A couple of weeks ago, I woke in the middle of the night to the sound of Lucy crying. Usually if something wakes her, she comes to our room, but on this particular night, she just kept crying. Somewhere between sleep and wakefulness I made my way to her room to find out what was wrong.
“My legs hurt, Mommy.”
Even though I have three typically healthy children, I have accumulated 12 years’ worth of stories – stories of kids who have fought the evil beast that is childhood cancer – some have lived, some have died, but so many of their stories start with, “My legs hurt, Mommy.” So when Lucy said that, cancer was the only thing on my mind.

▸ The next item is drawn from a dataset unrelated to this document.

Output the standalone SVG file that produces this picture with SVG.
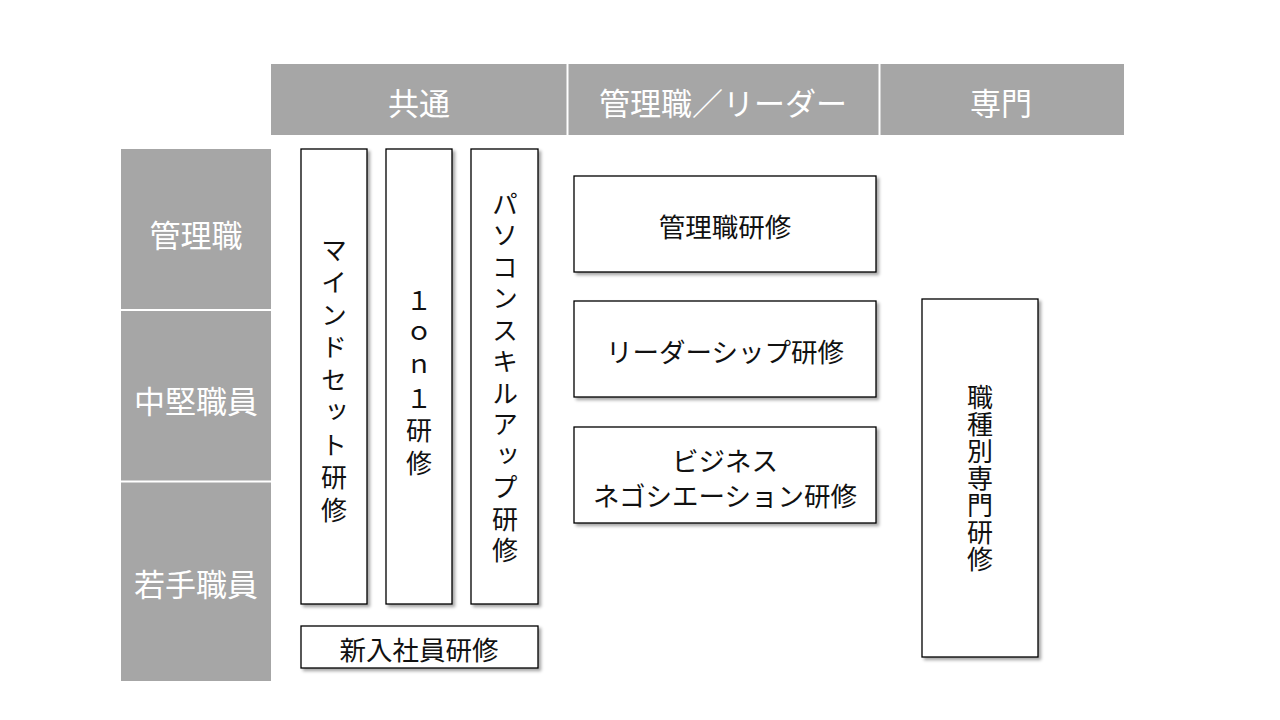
<svg xmlns="http://www.w3.org/2000/svg" width="1280" height="720" viewBox="0 0 1280 720">
<defs>
<filter id="sh" x="-10%" y="-10%" width="130%" height="130%">
<feDropShadow dx="2.5" dy="2.5" stdDeviation="1.5" flood-color="#000" flood-opacity="0.35"/>
</filter>
<style>
.hdr{fill:#a6a6a6;}
.sep{stroke:#ffffff;stroke-width:2;}
.ht{font-family:"Noto Sans CJK JP","Noto Sans CJK SC",sans-serif;font-size:31px;fill:#ffffff;text-anchor:middle;dominant-baseline:central;}
.box{fill:#ffffff;stroke:#000000;stroke-width:1.3;filter:url(#sh);}
.bt{font-family:"Noto Sans CJK JP","Noto Sans CJK SC",sans-serif;font-size:26.5px;fill:#111111;text-anchor:middle;dominant-baseline:central;}
.vt{font-family:"Noto Sans CJK JP","Noto Sans CJK SC",sans-serif;font-size:26px;fill:#111111;text-anchor:middle;writing-mode:vertical-rl;text-orientation:upright;}
</style>
</defs>
<rect width="1280" height="720" fill="#ffffff"/>

<g id="header">
<rect class="hdr" x="271" y="64" width="853" height="71"/>
<line class="sep" x1="567.5" y1="64" x2="567.5" y2="135"/>
<line class="sep" x1="879.5" y1="64" x2="879.5" y2="135"/>
<text class="ht" x="419" y="101">共通</text>
<text class="ht" x="723" y="101">管理職／リーダー</text>
<text class="ht" x="1001" y="101">専門</text>
</g>

<g id="levels">
<rect class="hdr" x="121" y="149" width="150" height="532"/>
<line class="sep" x1="121" y1="310" x2="271" y2="310"/>
<line class="sep" x1="121" y1="481.5" x2="271" y2="481.5"/>
<text class="ht" x="196" y="233">管理職</text>
<text class="ht" x="196" y="399">中堅職員</text>
<text class="ht" x="196" y="582">若手職員</text>
</g>

<g id="mindset">
<rect class="box" x="301" y="149" width="66" height="455"/>
<text class="vt" x="334" y="383" style="letter-spacing:6.5px">マインドセット研修</text>
</g>
<g id="one-on-one">
<rect class="box" x="386" y="149" width="66" height="455"/>
<text class="vt" x="419" y="385" style="letter-spacing:6.5px">１ｏｎ１研修</text>
</g>
<g id="pc-skill">
<rect class="box" x="471" y="149" width="67" height="455"/>
<text class="vt" x="505" y="380" style="letter-spacing:5.5px">パソコンスキルアップ研修</text>
</g>
<g id="new-hire">
<rect class="box" x="301" y="626" width="237" height="42"/>
<text class="bt" x="419" y="648">新入社員研修</text>
</g>

<g id="manager">
<rect class="box" x="574" y="176" width="302" height="96"/>
<text class="bt" x="725" y="225">管理職研修</text>
</g>
<g id="leadership">
<rect class="box" x="574" y="301" width="302" height="96"/>
<text class="bt" x="725" y="350">リーダーシップ研修</text>
</g>
<g id="negotiation">
<rect class="box" x="574" y="427" width="302" height="96"/>
<text class="bt" x="725" y="459">ビジネス</text>
<text class="bt" x="725" y="494">ネゴシエーション研修</text>
</g>

<g id="specialist">
<rect class="box" x="922" y="299" width="116" height="358"/>
<text class="vt" x="980" y="479" style="letter-spacing:1px">職種別専門研修</text>
</g>

<g id="connectors"></g>
</svg>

This isn't the first time this has happened. Every prolonged fever, recurring pain, twitch, anything, and my mind goes there. I live in daily fear of childhood cancer – some may call it irrational, but in the circles I spend time in, it’s a very real possibility.
And while I have committed my career to raising money to fund the best childhood cancer research experts, it’s just not enough to quell my fears – I have to do something more.

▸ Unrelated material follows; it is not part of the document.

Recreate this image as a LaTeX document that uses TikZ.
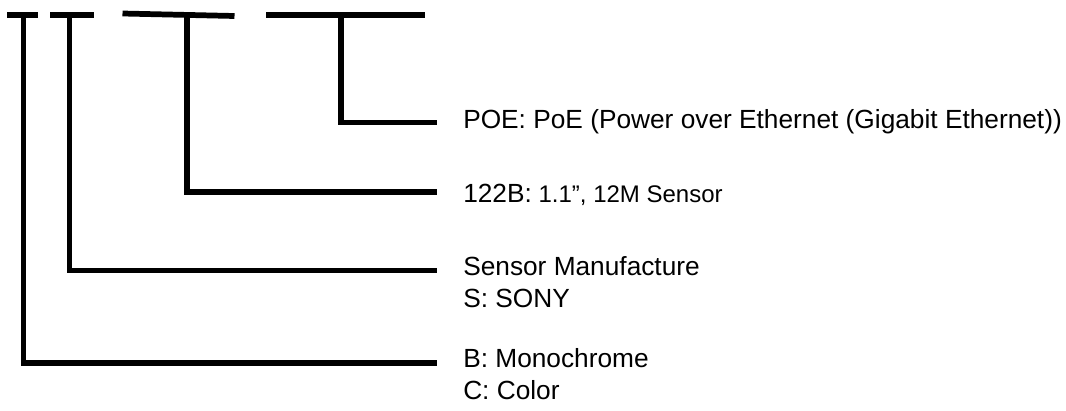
\documentclass[tikz,border=0pt]{standalone}
\usepackage{fontspec}
\setmainfont{Liberation Sans}
\tikzset{bar/.style={line width=4.3pt}}
\tikzset{lbl/.style={inner sep=0pt,anchor=west,text height=.72em,text depth=0pt,font=\fontsize{19.7}{24}\selectfont}}
\newcommand{\smalltxt}[1]{{\fontsize{18}{21}\selectfont #1}}

\begin{document}
\begin{tikzpicture}[x=.75pt,y=-.75pt]
    \useasboundingbox (0,0) rectangle (1066,410);
    % stem tops and line ends
    \coordinate (tMono) at (23.5,15);
    \coordinate (tSens) at (69.5,15);
    \coordinate (tRes) at (187,15);
    \coordinate (tPoe) at (341,15);
    \coordinate (eMono) at (437,363);
    \coordinate (eSens) at (437,270.5);
    \coordinate (eRes) at (437,192);
    \coordinate (ePoe) at (437,122.5);
    % bars on top
    \draw[bar] (7,15) -- (37.5,15);
    \draw[bar] (50,15) -- (93.5,15);
    \draw[bar] (122.5,13.5) -- (234.5,16);
    \draw[bar] (266,15) -- (424.5,15);
    % labels
    \node[lbl] (lblPoe) at (463,124) {POE: PoE (Power over Ethernet (Gigabit Ethernet))};
    \node[lbl] (lblRes) at (463,198) {122B:\smalltxt{ 1.1”, 12M Sensor}};
    \node[lbl] (lblSens) at (463,271) {Sensor Manufacture};
    \node[lbl] (lblSony) at (463,302.7) {S: SONY};
    \node[lbl] (lblMono) at (463,362.5) {B: Monochrome};
    \node[lbl] (lblColor) at (463,394.2) {C: Color};
    % connectors
    \draw[bar] (tMono) |- (eMono);
    \draw[bar] (tSens) |- (eSens);
    \draw[bar] (tRes) |- (eRes);
    \draw[bar] (tPoe) |- (ePoe);
\end{tikzpicture}
\end{document}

You probably know me well enough to know that I am not a runner and I’m not a distance swimmer. As a matter of fact, I’m a middle-aged, out-of-shape, working wife and mother of three. I’m usually just tired. But when I told my friend Susan that I was tired she said, “Oh come on, David was dying and he walked all of Rodeo Drive, threw up along the way and kept going. Get a grip.”
I’m getting a grip. I’m running and swimming and for each $1,500 that is donated, I will do a splash and dash here in Tucson this summer – that’s an 800 yard swim and a 3 mile run, and I’ll have inspiration to keep me going.
See, every time I lay in bed with Lucy at night, I think of Ty Campbell dying in his mother’s arms. When I look at pictures of McKenna Claire who died from a rare brain tumor, I am taken aback when she’s wearing the same clothes that Rachel wore because they’re nearly the same age. When I go skiing with Ryan, I think of how unfair it is that David isn’t skiing with his family.
I don’t want to live with the irrational fear anymore, and I don’t want another mother to bury her child.
Lucy is fine – it was probably just growing pains, but the world’s worst lottery could easily have given me a “winning” ticket, and this story a different ending.
I don’t love to run, I’m not sure I can swim an 800 right now, but I hate cancer. Please donate.